Stable isotopes as tracers can reveal resource allocation in juvenile golden gray mullets (Liza aurata, Risso, 1810)

摘要

Studies on the nutritional physiology of predator fish in the marine environment have contributed to our understanding of how they adapt to the environment and how they have evolved. Despite the fact that herbivorous and omnivorous fish species are numerous and play a significant role in the ecosystem, there is little information on how they process nutrients and how these are allocated to different tissues. This information could be particularly important for the juvenile stages, when small-sized fish are under high predation pressure and have a limited capability to intake and digest large quantities of food. The mullet Liza aurata ingests surface sediment and obtains its nutritional requirements from the organisms associated with the sediment, including microalgae and bacteria or small invertebrates. This paper examines how the carbon and nitrogen derived from benthic micro-organisms are allocated to the liver and muscle tissues of newborn (young-of-the-year, YOY) and one-year old (OYO) individuals.

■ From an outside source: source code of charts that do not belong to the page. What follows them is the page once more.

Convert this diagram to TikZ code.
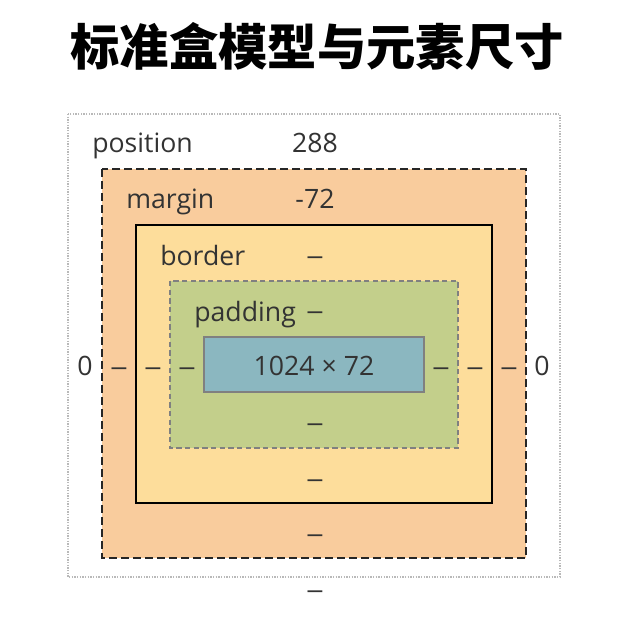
\documentclass[tikz,border=0pt]{standalone}
\usepackage{fontspec}
\setmainfont{Open Sans}
\newfontfamily\cjk{Noto Sans CJK SC}
\newfontfamily\dashfont{Liberation Sans}
\definecolor{txt}{HTML}{333333}
\definecolor{margincol}{HTML}{F9CC9D}
\definecolor{bordercol}{HTML}{FDDD9B}
\definecolor{paddingcol}{HTML}{C3CF8B}
\definecolor{contentcol}{HTML}{8BB7C0}
\tikzset{
  lbl/.style={text=txt, font=\fontsize{20}{24}\selectfont, inner sep=0pt, anchor=base},
  dsh/.style={text=txt, font=\dashfont\fontsize{20}{24}\selectfont, inner sep=0pt},
}
\begin{document}
\begin{tikzpicture}[x=0.75pt, y=-0.75pt]
			\useasboundingbox (0,0) rectangle (635,631);
			% boxes
			\draw[gray!55, densely dotted, line width=1pt] (68,114) rectangle (560,577);
			\filldraw[fill=margincol, draw=black!85, dash pattern=on 6pt off 3pt, line width=1.4pt] (102,169) rectangle (526,558);
			\filldraw[fill=bordercol, draw=black, line width=1.4pt] (136,225) rectangle (492,503);
			\filldraw[fill=paddingcol, draw=gray, dash pattern=on 4pt off 2.5pt, line width=1.4pt] (170,281) rectangle (458,448);
			\filldraw[fill=contentcol, draw=gray, line width=1.4pt] (204,337) rectangle (424,392);
			% title
			\node[font=\cjk\bfseries\fontsize{37}{40}\selectfont] (title) at (317,46) {标准盒模型与元素尺寸};
			% labels
			\draw 
			(92,153) node[lbl, anchor=base west](position){position} (315,153) node[lbl](pos){288}
			(126,209) node[lbl, anchor=base west](margin){margin} (315,209) node[lbl](mar){-72}
			(160,265) node[lbl, anchor=base west](border){border} (315,261) node[dsh](bor){–}
			(194,321) node[lbl, anchor=base west](padding){padding} (315,316) node[dsh](pad){–}
			(314,375) node[lbl](content){1024 × 72};
			\draw 
			(85,375) node[lbl](posl){0} (119,372) node[dsh](marl){–} (153,372) node[dsh](borl){–} (187,372) node[dsh](padl){–}
			(441,372) node[dsh](padr){–} (475,372) node[dsh](borr){–} (509,372) node[dsh](marr){–} (542,375) node[lbl](posr){0};
			\draw 
			(315,428) node[dsh](padb){–} (315,484) node[dsh](borb){–} (315,539) node[dsh](marb){–} (315,595) node[dsh](posb){–};
		\end{tikzpicture}
\end{document}
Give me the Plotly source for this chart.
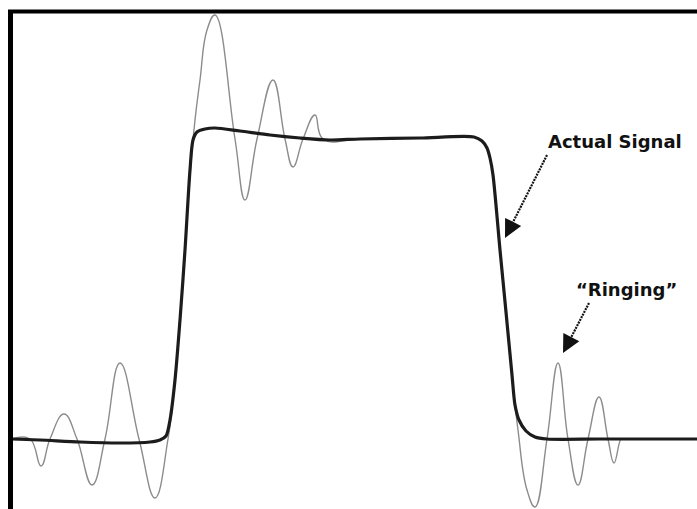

After the animals were left feeding on C-13-enriched microalgae and N-15-enriched bacteria for 1 h, we traced the C-13 and N-15 in the liver and muscle tissues as well as in the blood and the gut. The YOY allocated 99% of the C-13 and 88% of the N-15 to the muscles, while the liver had a negligible amount of tracers (0.4% and 11% for C-13 and N-15). Conversely, in the OYO experiment, the tracers were uniformly distributed throughout the muscle and liver (57% of C-13 and 45% of N-15 were found in the muscle, whereas 43% of C-13 and 55% of N-15 were in the liver). Negligible amounts were traced in the blood ( 0.1%), while a part of the tracers was not assimilated and remained in the gut of both YOY and OYO fish. These results indicated a size -related shift in resource allocation during first year of growth of L. aurata, probably related to changes in the survival strategies among juveniles. Our results also indicated that stable isotope enrichment can be a helpful tool for studying resource allocation in fish.